To start this thread off, I'll say the *bass clarinet + cello*. Not because they blend well, they don't. At all. But because a friend of mine used it to great effect in a jazz song he composed. If I find the song, I'll show you.

Edit: Here it is! Starts at 2:34.






Okay, go thread!!


----------



## BurningDesire (Jul 15, 2012)

Electric guitar and harpsichord.






such a great sound, I wound up using that doubling in one of my own pieces.

and electric bass guitar and marimba.


----------



## BurningDesire (Jul 15, 2012)

bump because its interesting


----------



## Krummhorn (Feb 18, 2007)

Pipe organ and Alto Sax ... a rather haunting combination, but both compliment each other since they are 'winded' instruments.


----------



## aleazk (Sep 30, 2011)

Voice and percussion-wind ensemble:






Violin and Rhodes electric piano:


----------



## ComposerOfAvantGarde (Dec 2, 2011)

Piccolo and bass clarinet.






It's in there somewhere. Can't be bothered finding the exact part.


----------



## science (Oct 14, 2010)

Thunder and rain. 

Multiple acoustic guitars always sound good together to me.


----------



## Lunasong (Mar 15, 2011)

Upvote thunder and rain. Running water, whispering leaves, plus birdsong (and filtered sunlight) are also effective.


----------



## aleazk (Sep 30, 2011)

This is a thread I have made in the percussion forum, but since I doubt that it will be read there, I will post it here too  (since is about this topic).

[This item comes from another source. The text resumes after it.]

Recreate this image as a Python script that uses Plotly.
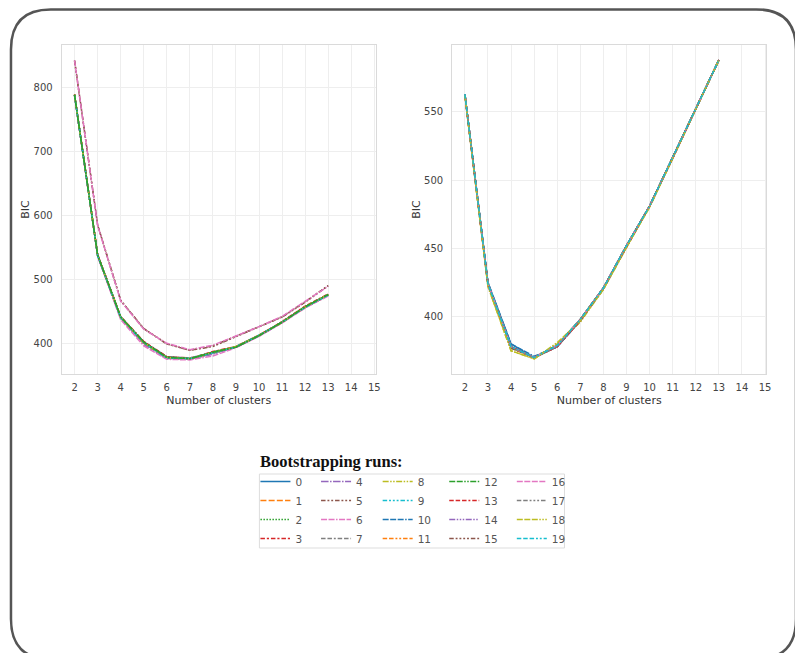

Classical music which features Bongos.

I really like the combination of the traditional orchestra with the Bongos. Particularly when there's a very colourful instrumental section driven by a fast rhythm in the bongos. Like this (third movement of Ligeti's piano concerto):






I love the sound, the rhythm in the bongos sounds very 'tribal' and 'primitive', but the 'dissonance' and the richness of tone colour give me images of something very modern, very clear and iluminated, maybe an abstract idea of modernity, glass buildings, angular details, etc. So I have this image of something modern, but 'deformed' and chaotic, in a 'primitive' sense. Something similar to cubist images (like Picasso):

http://upload.wikimedia.org/wikiped...,_1911-12,_La_Femme_au_Cheval_-_The_Rider.jpg


----------



## BurningDesire (Jul 15, 2012)

science said:


> Thunder and rain.
> 
> Multiple acoustic guitars always sound good together to me.


Steel string or nylon string?


----------